Monday, September 23, 2013

Tent London

Last Friday I found the energy to go up to London to see Tent London, part of Design Week. There were a number of pop-ups and exhibitions throughout the city but I concentrated on this one exhibition which comprised both Super Brands downstairs and new designers, including student work, on the upper floor.

One of the first displays which literally caught my attention with an explosion of colour was the ‘Banish Beige’ display by parriswakefield. They have been working with a charity for young people called ‘Outof the Dark’, which gives new life to lots of the old brown furniture which used to be thrown away but which is now often donated to be Up-cycled.

I admired the creativity of Jess Shaw, here she had woven a willow frame and covered it with ‘old man’s beard’ to make a lamp shade.

There seemed to be a vogue for furniture which rocks, swings and spins.

I spoke to a young woman from the Tartu Art College in Estonia and even tried out the green upholstered chair with a hole in the centre; I didn't fall through but probably liked the fabric better than the chair design.
There were young designers brave enough to be working in virtual studios, and these included Rebecca Robertson a recent graduate in embroidery for fashion. The most beautiful work was that by Lou Gardiner who was showing digitally printed floor cushions and quilts; some of these had the most intricate stitching and beading. The one I most coveted was in dark sumptuous colours in highly stroke able velvet. Take a look, she has a blog.

I saw the Crafted in Kyoto stand where a skilled craftsman was weaving a bamboo ‘stool’, I walked round the display of beautifully crafted products from Ireland, and saw the extremely boring display of Women of Iceland in the Olympus Image Space. There was just too much to take in and remember, but I am hanging onto the Maroc Tribal card, as I really would love to buy myself one of their vintage Moroccan carpets.

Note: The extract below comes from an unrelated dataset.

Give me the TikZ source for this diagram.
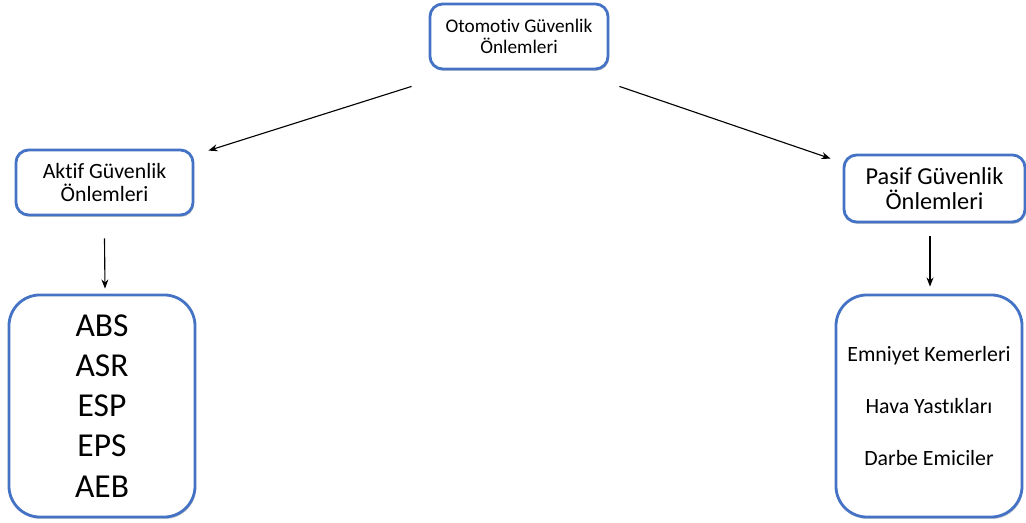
\documentclass[tikz,border=0pt]{standalone}
\usepackage{fontspec}
\setmainfont[Ligatures=CommonOff]{Carlito}
\usepackage{tikz}
\usetikzlibrary{arrows.meta,positioning,shadows}
\definecolor{boxblue}{HTML}{4472C4}
\colorlet{shadowcolor}{black!55}
\tikzset{
    % --- box styles ---
    kutu/.style={draw=boxblue, line width=2pt, fill=white, rounded corners=9pt,
                 align=center, inner sep=0pt,
                 drop shadow={shadow xshift=0.7pt, shadow yshift=-1.4pt, opacity=0.35, fill=shadowcolor}},
    liste/.style={kutu, rounded corners=22pt, minimum width=4.65cm, minimum height=5.55cm},
    ok/.style={-{Stealth[length=6.5pt,width=5pt]}, line width=0.8pt}
}

\begin{document}
\begin{tikzpicture}[x=0.025cm,y=-0.025cm]
    \useasboundingbox (0,0) rectangle (1026,523);

    \node[kutu, minimum width=4.45cm, minimum height=1.625cm,
          font=\fontsize{13.7}{15}\selectfont] (otomotiv) at (519,36.5)
          {Otomotiv Güvenlik\\Önlemleri};

    \node[kutu, minimum width=4.425cm, minimum height=1.625cm,
          font=\fontsize{15.5}{15.8}\selectfont] (aktif) at (104.5,182.5)
          {Aktif Güvenlik\\Önlemleri};
    \node[kutu, minimum width=4.525cm, minimum height=1.675cm,
          font=\fontsize{17.3}{17.8}\selectfont] (pasif) at (934.5,188.5)
          {Pasif Güvenlik\\Önlemleri};

    \node[liste, font=\fontsize{23.8}{28.5}\selectfont] (aktifliste) at (102,406)
          {ABS\\ASR\\ESP\\EPS\\AEB};
    \node[liste, font=\fontsize{15.5}{37}\selectfont] (pasifliste) at (929,406)
          {Emniyet Kemerleri\\Hava Yastıkları\\Darbe Emiciler};

    \draw[ok] ([shift={(-17,16)}]otomotiv.south west) -- ([shift={(14,2)}]aktif.north east);
    \draw[ok] ([shift={(10,16)}]otomotiv.south east) -- ([shift={(-12,5)}]pasif.north west);

    \draw[ok] ([shift={(0,22)}]aktif.south) -- ([shift={(3,-5)}]aktifliste.north);
    \draw[ok] ([shift={(-4.5,13)}]pasif.south) -- ([shift={(1,-7)}]pasifliste.north);
\end{tikzpicture}
\end{document}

 Lunch was at Rosa’s Café, like me you may think this was a traditional café but once inside I realized it was a Thai Café, but based on a traditional café, with mint tea served in a red spotted teapot and fish cakes in an enamel bowl but with lovely carved carrot leaves as decoration. There were many street food stands but I didn't find them until later, and by then a strawberry milk shake in Spitalfield’s Market fitted the bill. I managed to find a bus back to the South Bank and stuck in a traffic queue I had a great view up the Pinnacle which is just being completed.
And so home,not by boat, just a train.